Testo del provvedimento
Ordinanza di Cassazione Penale Sez. 7 Num. 37981 Anno 2024
Penale Ord. Sez. 7 Num. 37981 Anno 2024
Presidente: COGNOME NOME
Relatore: COGNOME NOME
Data Udienza: 10/07/2024
ORDINANZA
sul ricorso proposto da:
ESERCIZIO NOME nato a TORRE ANNUNZIATA il DATA_NASCITA
avverso la sentenza del 05/12/2023 della CORTE APPELLO di SALERNO
dato avviso alle parti;
udita la relazione svolta dal Consigliere NOME COGNOME;
RITENUTO IN FATTO E CONSIDERATO IN DIRITTO
Con sentenza del 5 dicembre 2023 la Corte di appello di Salerno ha confermato la pronuncia del G.U.P. del Tribunale di Nocera Inferiore del 9 febbraio 2023 con cui NOME NOME era stato condannato alla pena di anni uno di reclusione ed euro 2.000,00 di multa in ordine al reato di cui all’art. 73, comma 5, D.P.R. 9 ottobre 1990, n. 309.

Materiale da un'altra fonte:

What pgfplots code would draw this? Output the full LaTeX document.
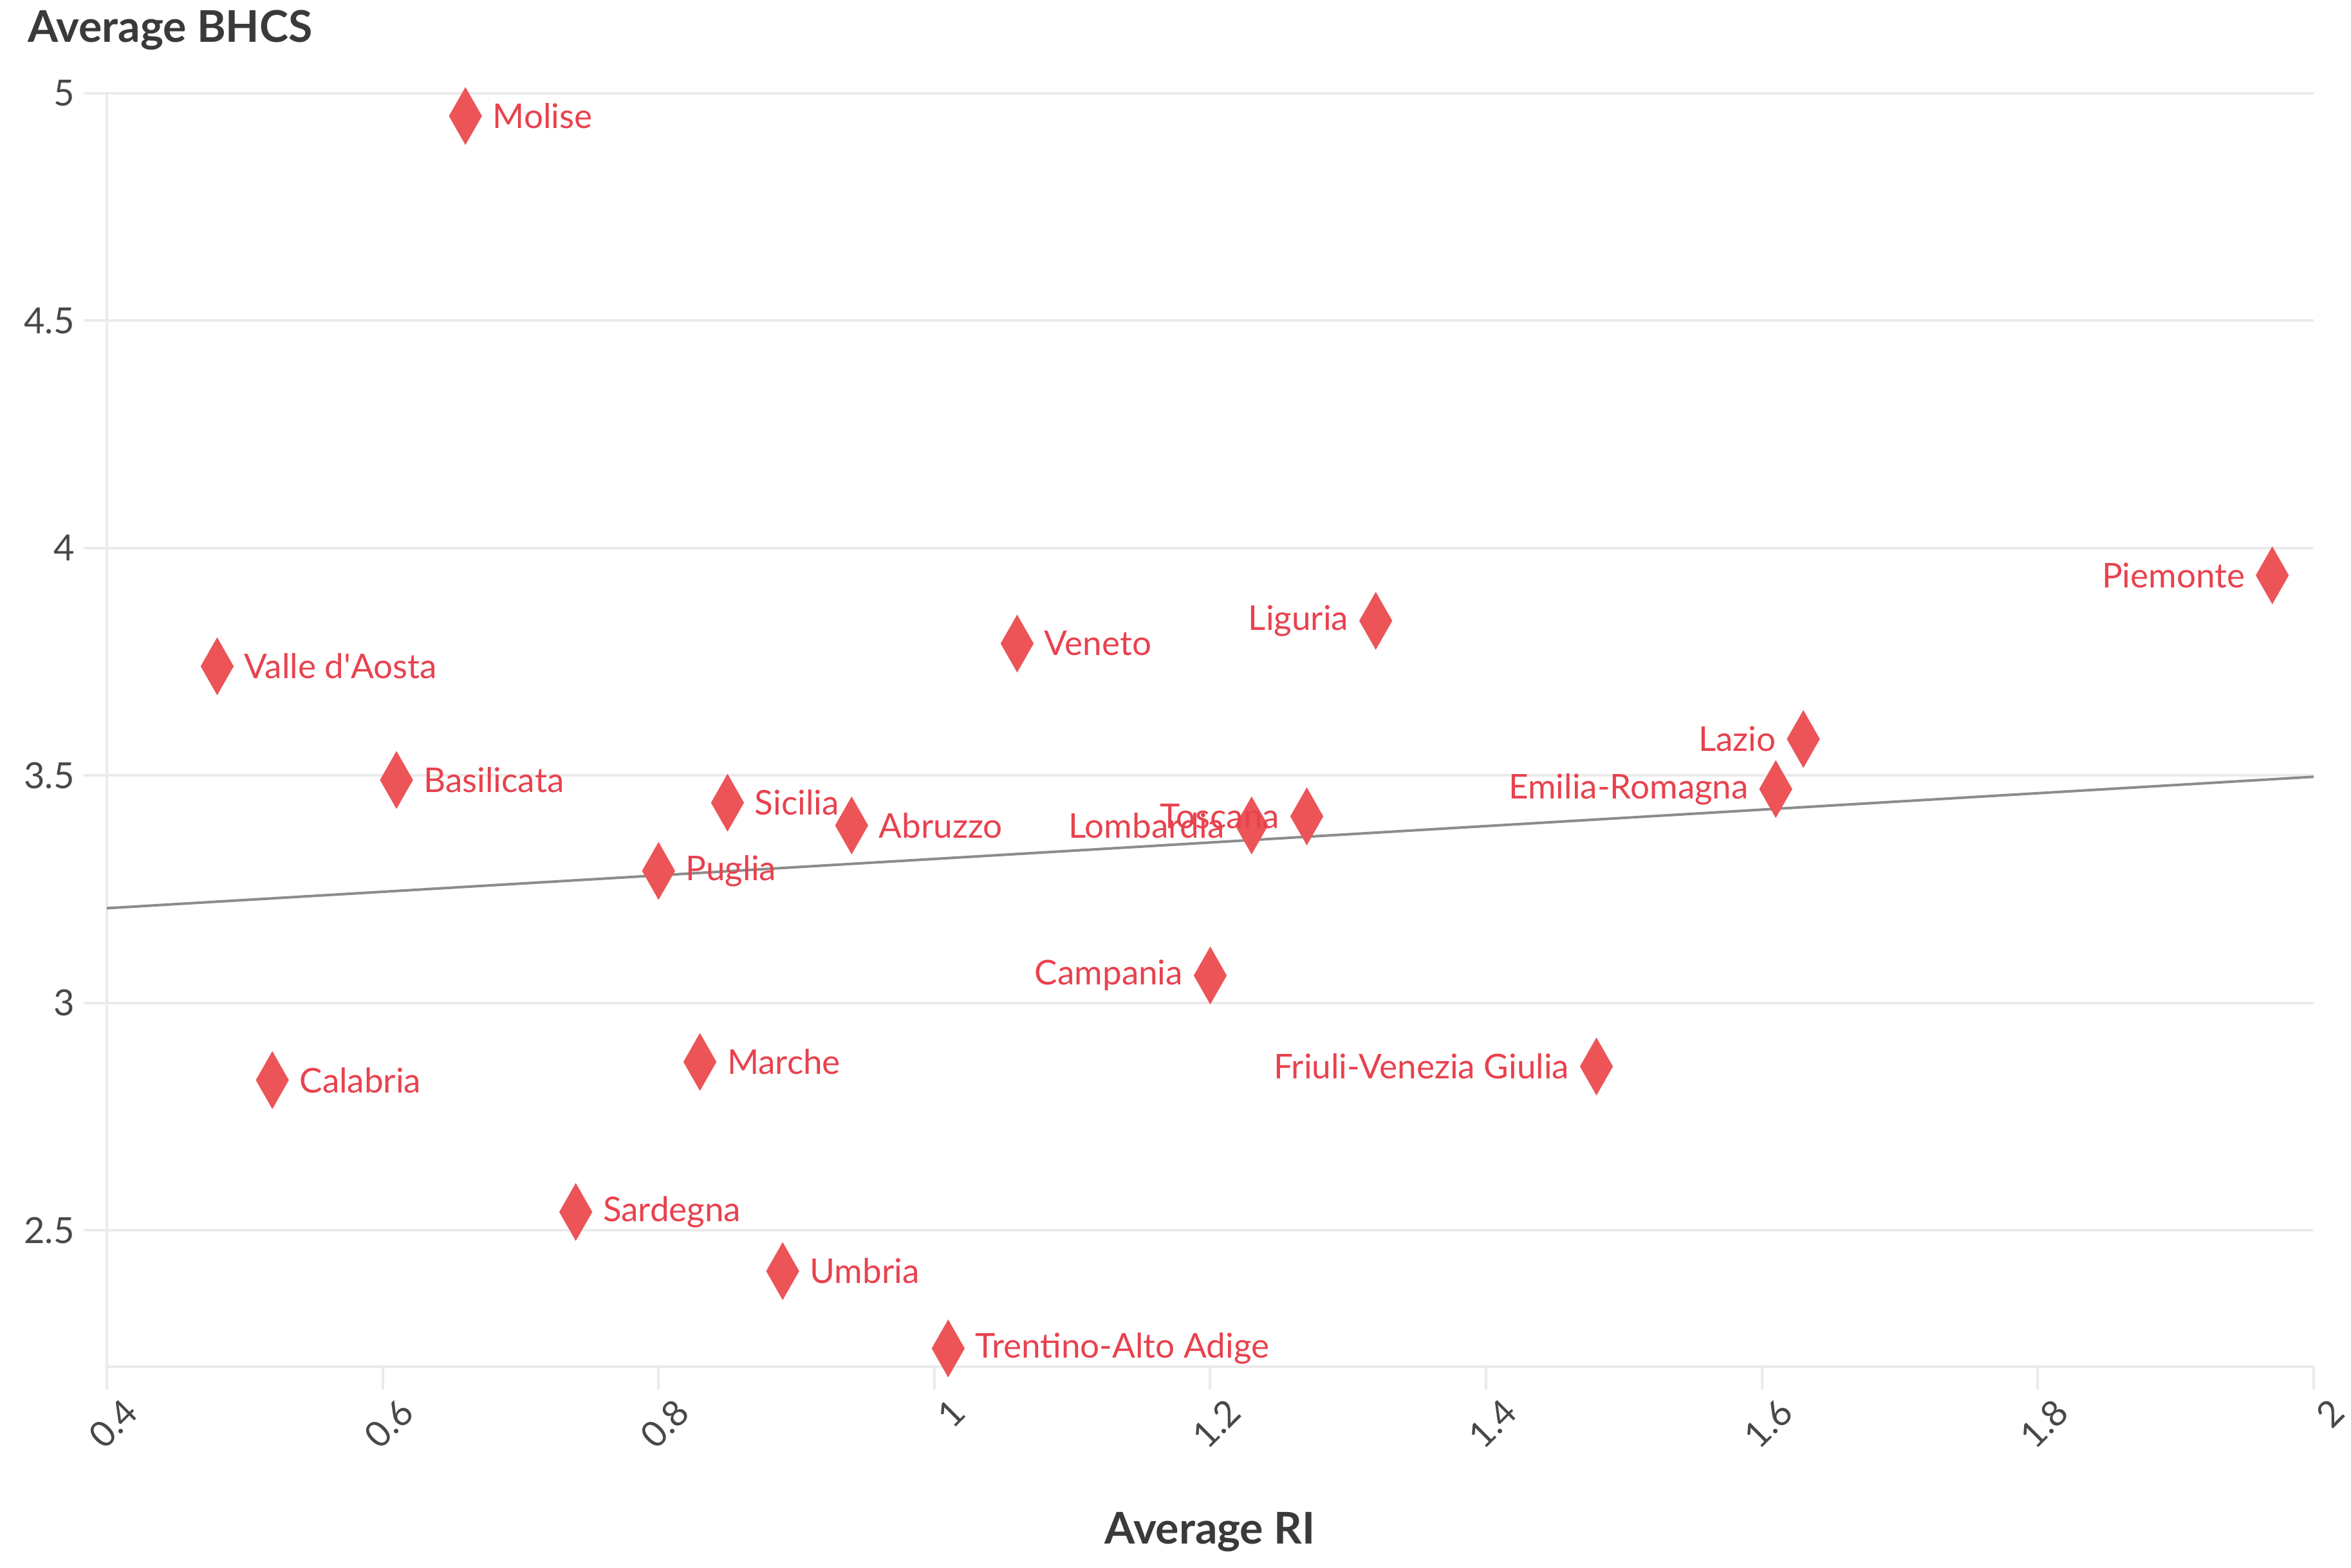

Avverso tale sentenza ha proposto ricorso per cassazione l’imputato, a mezzo del suo difensore, deducendo, con due distinti motivi: violazione di legge e vizio di motivazione in ordine al mancato riconoscimento della circostanza attenuante comune prevista dall’art. 62 n. 4 cod. pen.; mancanza, contraddittorietà e manifesta illogicità del provvedimento impugnato.
Il ricorso deve essere dichiarato inammissibile, in quanto proposto con motivi non deducibili in questa sede di legittimità.
2.1. Ed infatti, con riferimento alla prima doglianza, risulta congruo e logico il ragionamento espresso dalla Corte di appello con cui è stato evidenziato come dalla cessione dello stupefacente detenuto dall’RAGIONE_SOCIALE, in quanto droga molto pura, si potesse conseguire un guadagno certamente non irrilevante (cfr. p. 8 della sentenza impugnata), così da doversi escludere la ricorrenza di un lucro di speciale tenuità, di rilievo ai sensi dell’art. 62 n. 4 cod. pen.
2.2. La seconda censura è, poi, manifestamente infondata, trattandosi di motivo del tutto generico ed aspecifico, inidoneo a rappresentare le ragioni di doglianza in fatto e in diritto e a confrontarsi in maniera adeguata con le argomentazioni espresse dalla sentenza impugnata.
All’inammissibilità del ricorso segue, per legge, la condanna del ricorrente al pagamento delle spese processuali ed alla somma di euro 3.000,00 in favore della Cassa delle ammende, non ravvisandosi ragioni di esonero (Corte Cost., sent. n. 186/2000).
P. Q. M.
Dichiara inammissibile il ricorso e condanna il ricorrente al pagamento delle spese processuali e della somma di euro 3.000,00 in favore della Cassa delle ammende.